Corbyn e il socialismo impossibile nell'Unione Europea
di Omar Minniti
C'è poco da dire sul risultato delle elezioni in UK. Più che un voto di massa a favore dei conservatori, c'è stato un plebiscito quasi bulgaro per uscire subito e senza più tentennamenti dall'Unione Europea.
Pesantissima è stata la sconfitta del Partito Laburista. Lo dico senza problemi: se avessi avuto diritto di voto nel Regno Unito, avrei optato per il sostegno critico ai suoi candidati favorevoli alla "Lexit", ad un'uscita dall'Ue sulla base di una piattaforma socialista sovranista. Ritengo che, a differenza del PD e di altri partiti di centrosinistra europei, il Labour resti nel complesso un partito con solide radici nella classe operaia e nella cultura del lavoro, in cui persiste uno spazio di manovra per i marxisti.

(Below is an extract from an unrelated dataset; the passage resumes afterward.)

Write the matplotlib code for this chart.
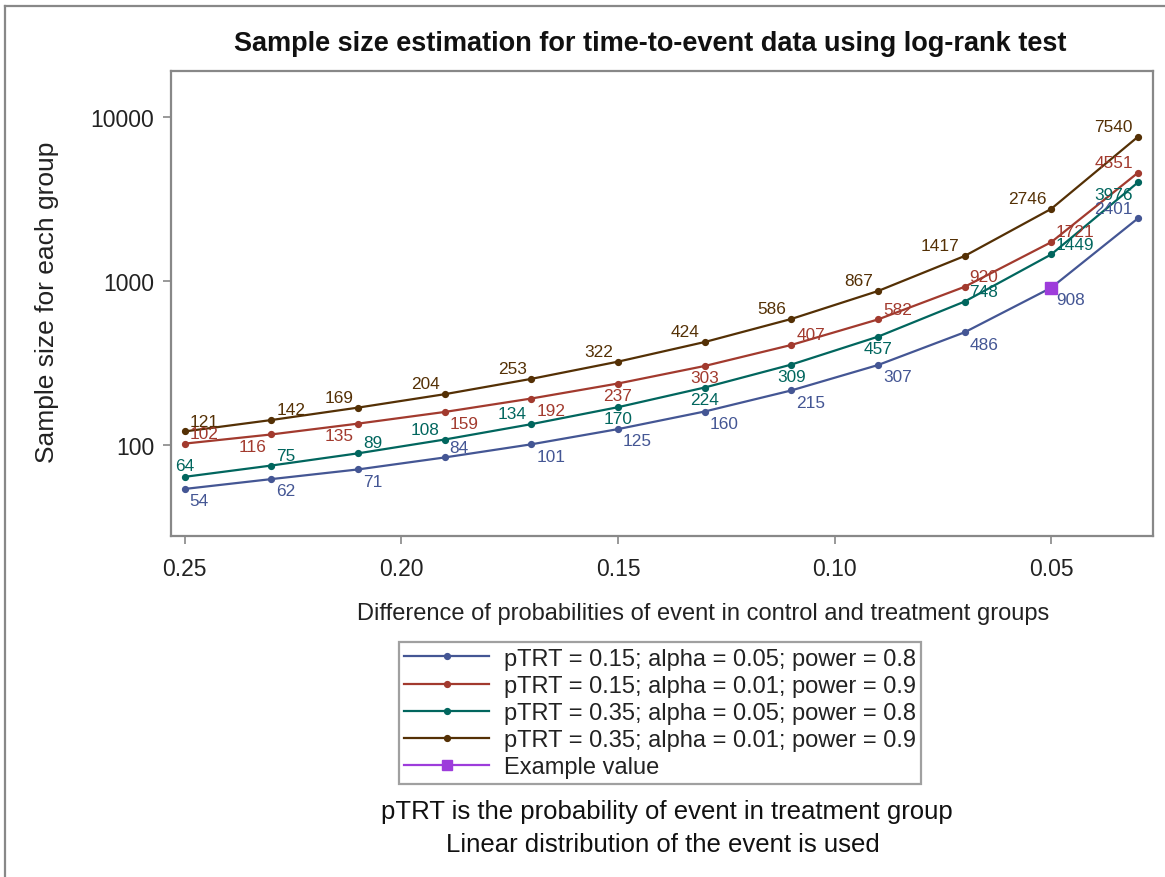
import matplotlib
matplotlib.use("Agg")
import matplotlib.pyplot as plt
from matplotlib.lines import Line2D
from matplotlib.ticker import FixedLocator, NullLocator

plt.rcParams['font.family'] = ['Liberation Sans', 'DejaVu Sans']

# ---- data ----
diff = [0.25, 0.23, 0.21, 0.19, 0.17, 0.15, 0.13, 0.11, 0.09, 0.07, 0.05, 0.03]
n_015_a05_p8 = [54, 62, 71, 84, 101, 125, 160, 215, 307, 486, 908, 2401]
n_015_a01_p9 = [102, 116, 135, 159, 192, 237, 303, 407, 582, 920, 1721, 4551]
n_035_a05_p8 = [64, 75, 89, 108, 134, 170, 224, 309, 457, 748, 1449, 3976]
n_035_a01_p9 = [121, 142, 169, 204, 253, 322, 424, 586, 867, 1417, 2746, 7540]
example_x = [0.05]
example_y = [908]
series_labels = ["pTRT = 0.15; alpha = 0.05; power = 0.8",
                 "pTRT = 0.15; alpha = 0.01; power = 0.9",
                 "pTRT = 0.35; alpha = 0.05; power = 0.8",
                 "pTRT = 0.35; alpha = 0.01; power = 0.9"]
example_label = "Example value"
y_ticks = [100, 1000, 10000]
x_ticks = [0.25, 0.20, 0.15, 0.10, 0.05]
x_tick_labels = ["0.25", "0.20", "0.15", "0.10", "0.05"]

# ---- styles ----
colors = ["#445694", "#A23A2E", "#01665E", "#543005"]
example_color = "#9D3CDB"
# label placement per point (compass position relative to marker)
label_pos = [
    ['se', 'se', 'se', 'ne', 'se', 'se', 'se', 'se', 'se', 'se', 'se', 'nw'],
    ['ne', 'sw', 'sw', 'se', 'se', 's', 's', 'ne', 'ne', 'ne', 'ne', 'nw'],
    ['n', 'ne', 'ne', 'nw', 'nw', 's', 's', 's', 's', 'ne', 'ne', 'sw'],
    ['ne', 'ne', 'nw', 'nw', 'nw', 'nw', 'nw', 'nw', 'nw', 'nw', 'nw', 'nw'],
]
pos_map = {
    'ne': ((3.5, 7.5), 'left', 'center'),
    'se': ((3.5, -8.5), 'left', 'center'),
    'nw': ((-3.5, 7.5), 'right', 'center'),
    'sw': ((-3.5, -8.5), 'right', 'center'),
    'n': ((0, 8), 'center', 'center'),
    's': ((0, -8.5), 'center', 'center'),
}

W, H = 1165, 878
fig = plt.figure(figsize=(W / 100, H / 100), dpi=100)
ax = fig.add_axes([171 / W, 1 - 537 / H, (1153 - 171) / W, (537 - 72) / H])

all_series = [n_015_a05_p8, n_015_a01_p9, n_035_a05_p8, n_035_a01_p9]
for vals, col, lab, poss in zip(all_series, colors, series_labels, label_pos):
    ax.plot(diff, vals, color=col, lw=1.6, marker='o', markersize=4.2, label=lab, zorder=3)
    for x, y, p in zip(diff, vals, poss):
        off, ha, va = pos_map[p]
        ax.annotate(str(y), (x, y), xytext=off, textcoords='offset points',
                    ha=ha, va=va, color=col, fontsize=12.4, zorder=4)

ax.plot(example_x, example_y, color=example_color, marker='s', markersize=8,
        linestyle='none', zorder=5)

ax.set_yscale('log')
ax.set_ylim(27.9, 19000)
ax.set_xlim(0.2532, 0.0265)
ax.yaxis.set_major_locator(FixedLocator(y_ticks))
ax.yaxis.set_minor_locator(NullLocator())
ax.set_yticklabels([str(t) for t in y_ticks])
ax.set_xticks(x_ticks)
ax.set_xticklabels(x_tick_labels)
ax.tick_params(axis='both', labelsize=16.5, color='#888888', length=6, width=1.2,
               labelcolor='#222222', pad=6)
ax.tick_params(axis='x', pad=9)
for s in ax.spines.values():
    s.set_color('#888888')
    s.set_linewidth(1.6)

fig.text(47 / W, 1 - 302 / H, "Sample size for each group", rotation=90,
         ha='center', va='center', fontsize=19, color='#222222')
fig.text(703 / W, 1 - 614 / H,
         "Difference of probabilities of event in control and treatment groups",
         ha='center', va='center', fontsize=17, color='#222222')
fig.text(650 / W, 1 - 44 / H,
         "Sample size estimation for time-to-event data using log-rank test",
         ha='center', va='center', fontsize=19.5, fontweight='bold', color='#111111')

handles = [Line2D([], [], color=c, lw=1.6, marker='o', markersize=4.2) for c in colors]
handles.append(Line2D([], [], color=example_color, lw=1.6, marker='s', markersize=7))
leg = fig.legend(handles, series_labels + [example_label],
                 loc='center', bbox_to_anchor=(660 / W, 1 - 714 / H),
                 fontsize=17, frameon=True, fancybox=False, handlelength=3.6,
                 handletextpad=0.6, labelspacing=0.22, borderpad=0.25)
leg.get_frame().set_edgecolor('#888888')
leg.get_frame().set_linewidth(1.6)
for t in leg.get_texts():
    t.set_color('#222222')

fig.text(667 / W, 1 - 812 / H, "pTRT is the probability of event in treatment group",
         ha='center', va='center', fontsize=18.5, color='#111111')
fig.text(663 / W, 1 - 845 / H, "Linear distribution of the event is used",
         ha='center', va='center', fontsize=18.5, color='#111111')

# outer border (left and top edges)
fig.add_artist(Line2D([5 / W, 5 / W], [0, 1 - 7 / H], color='#888888', lw=1.6,
                      transform=fig.transFigure))
fig.add_artist(Line2D([5 / W, 1], [1 - 7 / H, 1 - 7 / H], color='#888888', lw=1.6,
                      transform=fig.transFigure))

fig.savefig("out.png", dpi=100, facecolor='white')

Il dramma di Corbyn è stato di avere, su molti temi di politica interna ed internazionale, uno dei programmi più a sinistra di tutta la storia laburista, ma, al tempo stesso, di essere finito completamente in ostaggio dell'ala blairiana ed euroinvasata. Una contraddizione macroscopica. Se da una parte parlava, in maniera chiara, di nazionalizzazioni, difesa dei salari e delle pensioni, estensione dei diritti sociali, sostegno alla Palestina ed ai paesi socialisti latinoamericani, dall'altra, come un Giano Bifronte, Corbyn mortificava il voto popolare che aveva optato per la Brexit e chiedeva a tutti i costi di restare nell'Ue dell'austerity e delle politiche liberiste di lacrime e sangue. Un autogol clamoroso che costerà moltissimo a tutta la sinistra laburista e, probabilmente, allo stesso Corbyn, la cui testa ora verrà reclamata dalla destra interna.